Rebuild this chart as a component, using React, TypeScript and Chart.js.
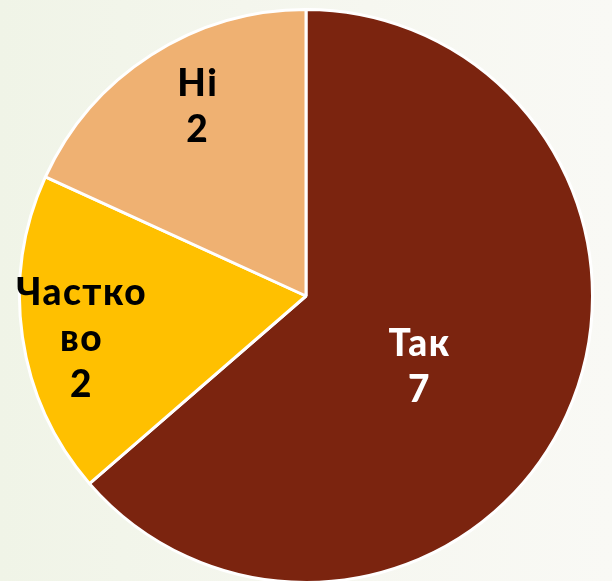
import React, { useEffect, useRef } from "react";
import { Chart, registerables } from "chart.js";

Chart.register(...registerables);

const categories = ["Так", "Частково", "Ні"];
const labelLines = [["Так", "7"], ["Частко", "во", "2"], ["Ні", "2"]];
const values = [7, 2, 2];
const colors = ["#7B240F", "#FFC000", "#EFB172"];
const textColors = ["#FFFFFF", "#000000", "#000000"];
// label placement: fraction of radius, angular shift (deg) from slice middle
const labelRadiusFrac = [0.465, 0.8, 0.76];
const labelAngleShift = [7.6, -2.6, 2.7];

const labelPlugin = {
  id: "sliceLabels",
  afterDatasetsDraw(chart: any) {
    const ctx = chart.ctx;
    const meta = chart.getDatasetMeta(0);
    ctx.save();
    ctx.font = "900 37px Lato, 'DejaVu Sans', sans-serif";
    try {
      (ctx as any).letterSpacing = "1.5px";
    } catch (e) {}
    ctx.textAlign = "center";
    ctx.textBaseline = "middle";
    meta.data.forEach((arc: any, i: number) => {
      const { x, y, startAngle, endAngle, outerRadius } = arc.getProps(
        ["x", "y", "startAngle", "endAngle", "outerRadius"],
        true
      );
      const mid = (startAngle + endAngle) / 2 + (labelAngleShift[i] * Math.PI) / 180;
      const r = outerRadius * labelRadiusFrac[i];
      const cx = x + Math.cos(mid) * r;
      const cy = y + Math.sin(mid) * r;
      const lines = labelLines[i];
      const lh = 46;
      const top = cy - ((lines.length - 1) * lh) / 2;
      ctx.fillStyle = textColors[i];
      lines.forEach((t, k) => ctx.fillText(t, cx + 0.75, top + k * lh));
    });
    ctx.restore();
  },
};

export default function App() {
  const ref = useRef<HTMLCanvasElement>(null);
  useEffect(() => {
    document.body.style.margin = "0";
    const chart = new Chart(ref.current!, {
      type: "pie",
      data: {
        labels: categories,
        datasets: [
          {
            data: values,
            backgroundColor: colors,
            borderColor: "#FFFFFF",
            borderWidth: 3,
          },
        ],
      },
      options: {
        animation: false,
        responsive: false,
        layout: { padding: { top: 8, bottom: 16, left: 18, right: 18 } },
        plugins: { legend: { display: false }, tooltip: { enabled: false } },
      },
      plugins: [labelPlugin],
    });
    return () => chart.destroy();
  }, []);
  return (
    <div
      style={{
        position: "fixed",
        left: 0,
        top: 0,
        width: 612,
        height: 581,
        overflow: "hidden",
        background: "linear-gradient(90deg, #F0F4E7 0%, #F6F7F0 60%, #F9F9F5 100%)",
      }}
    >
      <canvas ref={ref} width={612} height={600} style={{ display: "block" }} />
    </div>
  );
}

· · · · · · ·

*Objective*: Begin at the first line of the data above and repeat each line exactly, stopping after the line containing "const labelAngleShift = [7.6, -2.6, 2.7];". Omit the pictures.

*Response to this task*:
Rebuild this chart as a component, using React, TypeScript and Chart.js.
import React, { useEffect, useRef } from "react";
import { Chart, registerables } from "chart.js";

Chart.register(...registerables);

const categories = ["Так", "Частково", "Ні"];
const labelLines = [["Так", "7"], ["Частко", "во", "2"], ["Ні", "2"]];
const values = [7, 2, 2];
const colors = ["#7B240F", "#FFC000", "#EFB172"];
const textColors = ["#FFFFFF", "#000000", "#000000"];
// label placement: fraction of radius, angular shift (deg) from slice middle
const labelRadiusFrac = [0.465, 0.8, 0.76];
const labelAngleShift = [7.6, -2.6, 2.7];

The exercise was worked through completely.